GPS Frequency to be Available for Civil Users
According to Aerospace Daily , the DoD and Department of Transportation (DoT) have agreed to allow commercial users to access parts of the military Global Positioning System (GPS) frequency but failed to agree on how a second, dedicated civilian GPS signal would be constituted. The DoD and DoT will guarantee civil access to parts of L-2, the military GPS signal that will give civil users two frequencies. A second frequency is essential for critical uses of GPS, for example, to improve the accuracy of aircraft landing approaches through the Federal Aviation Administration’s wide area augmentation system. A further plan, known as L-5, for additional civilian frequencies is under discussion and should be drafted by the end of this year although funding for these frequencies is uncertain. The DoD’s GPS Joint Program Office will ask Boeing Co.’s North American Division, which is building the GPS Block IIF satellites, for an alternative design that will provide the second civil frequency. The DoD and DoT have jointly set up an interagency GPS executive board to provide interagency management of GPS, US augmentations to GPS and policy guidance to assure acceptance of GPS technology.

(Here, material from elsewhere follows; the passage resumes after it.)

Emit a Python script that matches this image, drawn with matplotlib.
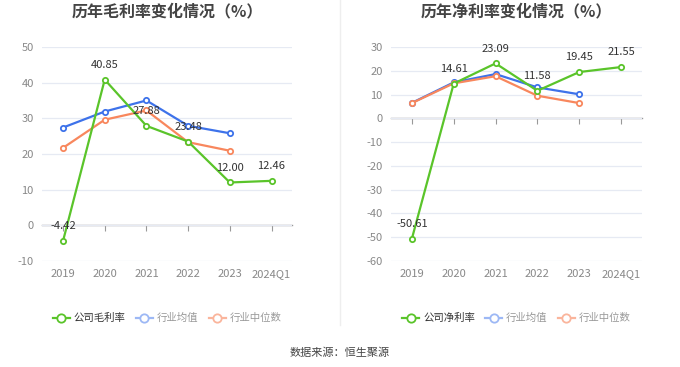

GAO Chides Army for Poor Logistic Practices
In a recent report, the GAO criticized the Army for slow, outdated and costly practices in its sparing, repair and stocking procedures for aircraft and electronic parts. Citing the comparison between the Army and a typical commercial airline (CA) in these areas, the GAO findings pointed out that the CA took two days to ship back a part; the Army took 66 days. The CA took one day to receive, allocate and store the part; the Army took 111 days. The CA took 113 days to actually complete the repair; the Army took 252 days. The total amount of time needed to complete the procedure for the CA was 116 days; the total for the Army was 429 days. These procedures resulted in an inventory turnover of 2.3 times per year for the CA and only 0.4 times for the Army. Several factors that contribute to this inadequate system are named, including slow processing and shipping of parts from the field to the repair depot, delays in inducting parts into the repair shops, inefficient organization of the depot repair process and lack of consumable parts needed to complete repairs.
The GAO suggested several courses of action using industry practices, including repairing items promptly to prevent broken items from sitting in storage for extended periods and reorganizing the repair process using the cellular concept, which has been shown to improve repair times by up to 10 times. The use of work cells (a part of the JIT concept) has been effective in commercial factories. Other suggestions include establishing partnerships with key suppliers using such ideas as local distribution, streamlined ordering and fast deliveries; and using third-party logistics providers to manage and carry out particular functions such as inventory storage and distribution. Use of third-party logistics providers can reduce delays from three weeks to three days. In its final recommendations, the GAO noted that these changes could reduce the Army’s total cycle from 425 days to 34 days.